▶ _Exercise goal_
Count the lines in the data below where the string "React" occurs, please, and give the number alone.

================

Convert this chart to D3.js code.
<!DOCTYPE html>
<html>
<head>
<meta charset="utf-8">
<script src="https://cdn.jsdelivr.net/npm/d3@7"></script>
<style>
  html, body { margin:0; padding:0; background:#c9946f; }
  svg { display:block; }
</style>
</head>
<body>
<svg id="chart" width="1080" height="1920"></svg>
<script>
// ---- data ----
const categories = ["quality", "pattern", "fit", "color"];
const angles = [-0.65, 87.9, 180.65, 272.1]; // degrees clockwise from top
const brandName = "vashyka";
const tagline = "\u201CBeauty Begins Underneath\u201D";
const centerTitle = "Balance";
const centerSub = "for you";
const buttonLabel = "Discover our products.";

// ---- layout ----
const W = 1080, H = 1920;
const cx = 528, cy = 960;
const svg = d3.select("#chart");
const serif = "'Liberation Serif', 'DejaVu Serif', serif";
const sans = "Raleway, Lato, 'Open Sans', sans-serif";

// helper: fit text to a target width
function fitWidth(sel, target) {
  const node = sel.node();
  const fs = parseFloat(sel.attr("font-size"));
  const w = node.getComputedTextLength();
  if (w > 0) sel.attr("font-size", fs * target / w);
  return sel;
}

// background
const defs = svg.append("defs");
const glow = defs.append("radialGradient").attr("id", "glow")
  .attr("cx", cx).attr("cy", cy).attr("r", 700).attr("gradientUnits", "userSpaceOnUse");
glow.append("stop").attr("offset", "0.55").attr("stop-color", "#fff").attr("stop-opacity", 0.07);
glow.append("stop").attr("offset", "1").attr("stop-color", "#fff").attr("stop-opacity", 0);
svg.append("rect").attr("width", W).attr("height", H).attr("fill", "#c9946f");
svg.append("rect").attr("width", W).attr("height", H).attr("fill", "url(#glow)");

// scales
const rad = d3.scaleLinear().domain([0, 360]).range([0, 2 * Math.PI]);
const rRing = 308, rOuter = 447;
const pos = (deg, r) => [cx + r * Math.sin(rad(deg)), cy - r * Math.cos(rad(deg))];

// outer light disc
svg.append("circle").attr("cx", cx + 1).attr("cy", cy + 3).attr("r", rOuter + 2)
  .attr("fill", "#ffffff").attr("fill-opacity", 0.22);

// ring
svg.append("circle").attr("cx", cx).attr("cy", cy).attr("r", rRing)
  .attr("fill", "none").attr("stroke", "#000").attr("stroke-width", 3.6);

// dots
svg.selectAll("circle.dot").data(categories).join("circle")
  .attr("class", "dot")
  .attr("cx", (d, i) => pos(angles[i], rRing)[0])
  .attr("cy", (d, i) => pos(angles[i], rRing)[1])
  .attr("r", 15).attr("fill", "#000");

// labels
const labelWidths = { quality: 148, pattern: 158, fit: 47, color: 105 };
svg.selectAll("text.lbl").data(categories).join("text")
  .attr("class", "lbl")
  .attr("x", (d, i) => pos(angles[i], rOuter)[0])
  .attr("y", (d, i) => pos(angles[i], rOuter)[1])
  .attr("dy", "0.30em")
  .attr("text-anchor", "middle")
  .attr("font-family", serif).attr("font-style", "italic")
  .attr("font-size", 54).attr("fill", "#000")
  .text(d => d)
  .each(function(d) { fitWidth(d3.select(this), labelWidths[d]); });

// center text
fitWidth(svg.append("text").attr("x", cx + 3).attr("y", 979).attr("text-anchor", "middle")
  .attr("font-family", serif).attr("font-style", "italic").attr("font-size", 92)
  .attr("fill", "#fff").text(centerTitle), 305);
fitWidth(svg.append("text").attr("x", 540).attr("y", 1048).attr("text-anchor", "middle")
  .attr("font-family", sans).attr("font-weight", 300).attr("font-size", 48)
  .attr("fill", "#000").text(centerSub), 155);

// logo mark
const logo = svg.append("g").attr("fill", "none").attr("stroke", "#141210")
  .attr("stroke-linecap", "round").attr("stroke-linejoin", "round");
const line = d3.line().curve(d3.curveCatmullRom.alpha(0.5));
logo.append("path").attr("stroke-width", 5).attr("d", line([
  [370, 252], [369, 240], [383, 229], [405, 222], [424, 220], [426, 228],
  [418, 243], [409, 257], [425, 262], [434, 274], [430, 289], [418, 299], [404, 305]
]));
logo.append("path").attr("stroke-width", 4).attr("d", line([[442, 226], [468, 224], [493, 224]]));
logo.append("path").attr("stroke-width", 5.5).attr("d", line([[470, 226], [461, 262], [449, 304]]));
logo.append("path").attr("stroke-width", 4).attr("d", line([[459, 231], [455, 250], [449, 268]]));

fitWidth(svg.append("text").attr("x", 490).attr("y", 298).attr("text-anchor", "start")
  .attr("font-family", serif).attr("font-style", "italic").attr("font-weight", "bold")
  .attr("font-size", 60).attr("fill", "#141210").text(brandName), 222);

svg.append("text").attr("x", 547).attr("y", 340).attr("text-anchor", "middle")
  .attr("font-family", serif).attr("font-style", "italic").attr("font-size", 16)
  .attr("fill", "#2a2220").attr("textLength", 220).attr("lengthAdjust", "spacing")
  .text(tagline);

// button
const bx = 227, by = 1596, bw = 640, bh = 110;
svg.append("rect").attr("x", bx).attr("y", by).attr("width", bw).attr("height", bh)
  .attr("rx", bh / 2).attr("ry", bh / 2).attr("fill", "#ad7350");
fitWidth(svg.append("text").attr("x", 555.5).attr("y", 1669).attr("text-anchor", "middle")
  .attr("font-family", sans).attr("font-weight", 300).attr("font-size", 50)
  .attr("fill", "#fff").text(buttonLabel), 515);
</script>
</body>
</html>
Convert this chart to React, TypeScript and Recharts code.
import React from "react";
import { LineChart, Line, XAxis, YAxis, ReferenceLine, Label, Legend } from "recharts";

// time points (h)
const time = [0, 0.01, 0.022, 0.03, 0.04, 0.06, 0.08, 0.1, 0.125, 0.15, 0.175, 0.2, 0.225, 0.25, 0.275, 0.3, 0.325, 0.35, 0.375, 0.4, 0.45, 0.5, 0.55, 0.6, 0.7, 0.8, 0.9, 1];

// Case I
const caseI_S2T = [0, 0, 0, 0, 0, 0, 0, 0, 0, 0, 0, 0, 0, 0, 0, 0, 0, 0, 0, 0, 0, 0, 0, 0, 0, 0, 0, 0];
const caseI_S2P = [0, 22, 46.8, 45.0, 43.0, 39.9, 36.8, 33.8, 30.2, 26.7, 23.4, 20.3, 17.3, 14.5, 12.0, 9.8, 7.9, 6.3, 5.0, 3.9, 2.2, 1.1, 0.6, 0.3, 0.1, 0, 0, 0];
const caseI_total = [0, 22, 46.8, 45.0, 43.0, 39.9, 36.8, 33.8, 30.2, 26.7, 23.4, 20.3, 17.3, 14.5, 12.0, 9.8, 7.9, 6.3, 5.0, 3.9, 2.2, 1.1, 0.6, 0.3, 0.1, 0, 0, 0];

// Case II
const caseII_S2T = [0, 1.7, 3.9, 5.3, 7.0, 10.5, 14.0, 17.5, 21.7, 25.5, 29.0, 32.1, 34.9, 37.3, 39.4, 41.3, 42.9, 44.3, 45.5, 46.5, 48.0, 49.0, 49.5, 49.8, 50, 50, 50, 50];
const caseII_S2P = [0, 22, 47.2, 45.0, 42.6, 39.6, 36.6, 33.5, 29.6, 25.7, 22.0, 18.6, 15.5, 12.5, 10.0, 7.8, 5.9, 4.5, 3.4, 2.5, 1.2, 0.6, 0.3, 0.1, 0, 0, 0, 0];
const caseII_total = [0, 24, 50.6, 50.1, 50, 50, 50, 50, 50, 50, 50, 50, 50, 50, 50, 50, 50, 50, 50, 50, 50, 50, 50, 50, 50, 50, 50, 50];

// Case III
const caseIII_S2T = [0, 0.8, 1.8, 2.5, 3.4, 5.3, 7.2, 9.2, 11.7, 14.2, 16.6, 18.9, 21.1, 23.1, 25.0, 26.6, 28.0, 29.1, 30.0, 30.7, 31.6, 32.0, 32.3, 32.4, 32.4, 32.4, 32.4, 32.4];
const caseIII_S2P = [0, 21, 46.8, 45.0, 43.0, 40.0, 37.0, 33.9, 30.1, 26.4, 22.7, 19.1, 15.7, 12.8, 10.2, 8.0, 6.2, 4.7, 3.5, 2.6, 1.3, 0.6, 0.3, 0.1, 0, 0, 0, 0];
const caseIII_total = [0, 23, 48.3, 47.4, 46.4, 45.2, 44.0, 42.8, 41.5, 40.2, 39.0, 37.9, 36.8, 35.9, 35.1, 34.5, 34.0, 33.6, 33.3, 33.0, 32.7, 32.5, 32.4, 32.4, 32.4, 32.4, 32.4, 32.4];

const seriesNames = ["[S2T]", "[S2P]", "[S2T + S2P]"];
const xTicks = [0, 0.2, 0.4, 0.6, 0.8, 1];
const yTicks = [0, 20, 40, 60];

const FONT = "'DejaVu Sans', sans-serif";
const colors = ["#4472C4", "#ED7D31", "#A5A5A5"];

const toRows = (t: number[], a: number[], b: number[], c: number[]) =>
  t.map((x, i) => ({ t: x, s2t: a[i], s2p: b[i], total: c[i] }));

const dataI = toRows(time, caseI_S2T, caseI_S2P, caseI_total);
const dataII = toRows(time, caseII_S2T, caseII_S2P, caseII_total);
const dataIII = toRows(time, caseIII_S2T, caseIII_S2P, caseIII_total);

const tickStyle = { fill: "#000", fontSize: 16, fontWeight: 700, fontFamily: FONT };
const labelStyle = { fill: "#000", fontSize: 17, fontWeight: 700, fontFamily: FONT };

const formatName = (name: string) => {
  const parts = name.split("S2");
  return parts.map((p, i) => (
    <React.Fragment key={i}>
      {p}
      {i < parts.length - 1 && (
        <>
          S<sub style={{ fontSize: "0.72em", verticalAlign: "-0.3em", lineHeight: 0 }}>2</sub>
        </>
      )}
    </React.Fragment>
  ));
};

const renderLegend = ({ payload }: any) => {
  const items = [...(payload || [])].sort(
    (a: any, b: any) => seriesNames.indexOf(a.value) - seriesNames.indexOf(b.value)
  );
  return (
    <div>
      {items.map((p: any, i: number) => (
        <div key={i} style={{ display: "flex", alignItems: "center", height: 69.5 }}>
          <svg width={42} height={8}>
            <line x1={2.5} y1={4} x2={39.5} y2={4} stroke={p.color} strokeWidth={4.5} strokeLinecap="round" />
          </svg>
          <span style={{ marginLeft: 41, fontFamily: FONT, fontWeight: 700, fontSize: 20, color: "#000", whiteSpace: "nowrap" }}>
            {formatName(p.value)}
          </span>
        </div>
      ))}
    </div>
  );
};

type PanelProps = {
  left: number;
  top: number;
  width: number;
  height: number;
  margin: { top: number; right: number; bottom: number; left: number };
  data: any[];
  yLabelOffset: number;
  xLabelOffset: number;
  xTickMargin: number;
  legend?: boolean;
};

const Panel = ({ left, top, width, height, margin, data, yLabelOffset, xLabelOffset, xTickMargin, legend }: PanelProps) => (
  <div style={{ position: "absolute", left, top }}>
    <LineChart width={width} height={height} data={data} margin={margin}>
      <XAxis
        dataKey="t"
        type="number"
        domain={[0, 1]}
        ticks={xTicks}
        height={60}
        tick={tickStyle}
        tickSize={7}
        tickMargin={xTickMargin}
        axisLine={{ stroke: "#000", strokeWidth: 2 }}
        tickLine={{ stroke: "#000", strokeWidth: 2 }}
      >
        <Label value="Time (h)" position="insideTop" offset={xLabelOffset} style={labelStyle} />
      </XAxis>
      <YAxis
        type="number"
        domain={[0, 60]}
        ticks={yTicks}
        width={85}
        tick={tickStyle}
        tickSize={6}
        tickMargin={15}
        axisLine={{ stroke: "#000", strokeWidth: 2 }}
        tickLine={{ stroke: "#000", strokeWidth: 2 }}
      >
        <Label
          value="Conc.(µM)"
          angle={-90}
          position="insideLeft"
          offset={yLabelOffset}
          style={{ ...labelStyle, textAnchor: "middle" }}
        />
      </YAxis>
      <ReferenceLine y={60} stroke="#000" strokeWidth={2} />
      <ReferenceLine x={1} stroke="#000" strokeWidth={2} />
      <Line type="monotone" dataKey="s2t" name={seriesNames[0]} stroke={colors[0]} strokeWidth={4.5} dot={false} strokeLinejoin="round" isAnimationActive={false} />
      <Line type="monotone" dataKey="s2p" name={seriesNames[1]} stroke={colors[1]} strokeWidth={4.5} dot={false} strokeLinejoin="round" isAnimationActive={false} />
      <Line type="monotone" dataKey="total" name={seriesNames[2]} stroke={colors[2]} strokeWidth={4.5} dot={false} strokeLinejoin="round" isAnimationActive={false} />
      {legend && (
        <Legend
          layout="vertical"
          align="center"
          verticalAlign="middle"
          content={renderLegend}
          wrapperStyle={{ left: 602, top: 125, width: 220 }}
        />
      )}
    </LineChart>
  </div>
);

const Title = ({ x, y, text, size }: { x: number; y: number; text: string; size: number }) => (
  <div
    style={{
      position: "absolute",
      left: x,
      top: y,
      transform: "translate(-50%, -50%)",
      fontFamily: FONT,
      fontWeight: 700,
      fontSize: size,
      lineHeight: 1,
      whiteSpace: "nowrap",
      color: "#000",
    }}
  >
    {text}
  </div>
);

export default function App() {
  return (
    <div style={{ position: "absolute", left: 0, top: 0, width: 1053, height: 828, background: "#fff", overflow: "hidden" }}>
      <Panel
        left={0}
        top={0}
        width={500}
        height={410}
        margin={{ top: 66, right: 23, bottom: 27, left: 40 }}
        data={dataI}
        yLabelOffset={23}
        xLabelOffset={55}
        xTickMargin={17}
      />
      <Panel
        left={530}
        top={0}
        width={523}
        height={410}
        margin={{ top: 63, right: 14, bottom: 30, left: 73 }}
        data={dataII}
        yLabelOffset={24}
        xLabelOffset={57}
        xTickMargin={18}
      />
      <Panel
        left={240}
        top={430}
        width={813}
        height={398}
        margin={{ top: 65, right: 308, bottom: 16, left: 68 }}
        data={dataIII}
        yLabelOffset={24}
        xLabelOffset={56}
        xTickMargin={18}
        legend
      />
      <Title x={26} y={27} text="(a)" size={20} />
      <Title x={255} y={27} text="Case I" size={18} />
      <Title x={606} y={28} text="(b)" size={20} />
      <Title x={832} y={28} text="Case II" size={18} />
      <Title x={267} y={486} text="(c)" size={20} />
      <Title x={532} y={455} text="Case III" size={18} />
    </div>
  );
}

================

▶ _Expected answer_
4